> **JOB**: Take every line from the first down to the line with "-- (axis cs:-25,391);" and set it down exactly, without the pictures.

^^^^^^^^

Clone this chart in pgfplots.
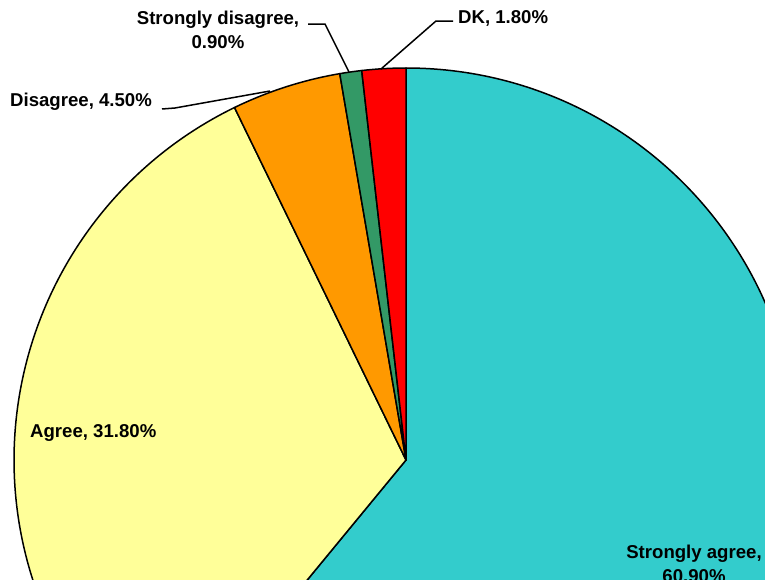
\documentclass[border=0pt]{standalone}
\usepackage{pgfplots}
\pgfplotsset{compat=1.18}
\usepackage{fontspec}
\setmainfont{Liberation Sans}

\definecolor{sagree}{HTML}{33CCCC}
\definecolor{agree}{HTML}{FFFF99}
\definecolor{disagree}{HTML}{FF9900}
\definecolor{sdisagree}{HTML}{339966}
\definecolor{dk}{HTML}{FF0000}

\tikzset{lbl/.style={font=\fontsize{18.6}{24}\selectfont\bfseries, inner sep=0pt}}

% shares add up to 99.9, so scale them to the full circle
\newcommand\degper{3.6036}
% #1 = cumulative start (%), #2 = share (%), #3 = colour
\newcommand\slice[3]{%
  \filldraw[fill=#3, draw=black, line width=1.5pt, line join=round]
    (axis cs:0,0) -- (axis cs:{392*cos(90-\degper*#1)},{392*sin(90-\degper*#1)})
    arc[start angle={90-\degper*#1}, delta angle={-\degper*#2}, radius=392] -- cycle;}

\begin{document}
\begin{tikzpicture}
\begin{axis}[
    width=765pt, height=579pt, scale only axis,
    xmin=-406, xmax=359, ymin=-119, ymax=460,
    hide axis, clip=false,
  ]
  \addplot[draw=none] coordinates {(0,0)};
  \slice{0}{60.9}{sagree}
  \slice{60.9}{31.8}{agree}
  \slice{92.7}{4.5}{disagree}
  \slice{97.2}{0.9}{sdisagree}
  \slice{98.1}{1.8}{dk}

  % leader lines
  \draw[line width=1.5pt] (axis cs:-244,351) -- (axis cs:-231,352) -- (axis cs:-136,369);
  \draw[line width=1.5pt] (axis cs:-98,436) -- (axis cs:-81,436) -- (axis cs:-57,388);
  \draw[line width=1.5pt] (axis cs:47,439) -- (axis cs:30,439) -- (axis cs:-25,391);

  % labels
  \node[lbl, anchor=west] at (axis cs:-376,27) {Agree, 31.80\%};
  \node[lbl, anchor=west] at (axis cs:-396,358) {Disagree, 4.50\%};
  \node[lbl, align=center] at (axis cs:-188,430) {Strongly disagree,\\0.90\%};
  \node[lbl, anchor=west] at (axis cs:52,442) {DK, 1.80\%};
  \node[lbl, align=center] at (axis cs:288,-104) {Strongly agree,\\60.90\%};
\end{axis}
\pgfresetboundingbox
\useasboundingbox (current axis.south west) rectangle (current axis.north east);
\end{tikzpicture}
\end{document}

^^^^^^^^

> **COMPLETE RESPONSE**:
Clone this chart in pgfplots.
\documentclass[border=0pt]{standalone}
\usepackage{pgfplots}
\pgfplotsset{compat=1.18}
\usepackage{fontspec}
\setmainfont{Liberation Sans}

\definecolor{sagree}{HTML}{33CCCC}
\definecolor{agree}{HTML}{FFFF99}
\definecolor{disagree}{HTML}{FF9900}
\definecolor{sdisagree}{HTML}{339966}
\definecolor{dk}{HTML}{FF0000}

\tikzset{lbl/.style={font=\fontsize{18.6}{24}\selectfont\bfseries, inner sep=0pt}}

% shares add up to 99.9, so scale them to the full circle
\newcommand\degper{3.6036}
% #1 = cumulative start (%), #2 = share (%), #3 = colour
\newcommand\slice[3]{%
  \filldraw[fill=#3, draw=black, line width=1.5pt, line join=round]
    (axis cs:0,0) -- (axis cs:{392*cos(90-\degper*#1)},{392*sin(90-\degper*#1)})
    arc[start angle={90-\degper*#1}, delta angle={-\degper*#2}, radius=392] -- cycle;}

\begin{document}
\begin{tikzpicture}
\begin{axis}[
    width=765pt, height=579pt, scale only axis,
    xmin=-406, xmax=359, ymin=-119, ymax=460,
    hide axis, clip=false,
  ]
  \addplot[draw=none] coordinates {(0,0)};
  \slice{0}{60.9}{sagree}
  \slice{60.9}{31.8}{agree}
  \slice{92.7}{4.5}{disagree}
  \slice{97.2}{0.9}{sdisagree}
  \slice{98.1}{1.8}{dk}

  % leader lines
  \draw[line width=1.5pt] (axis cs:-244,351) -- (axis cs:-231,352) -- (axis cs:-136,369);
  \draw[line width=1.5pt] (axis cs:-98,436) -- (axis cs:-81,436) -- (axis cs:-57,388);
  \draw[line width=1.5pt] (axis cs:47,439) -- (axis cs:30,439) -- (axis cs:-25,391);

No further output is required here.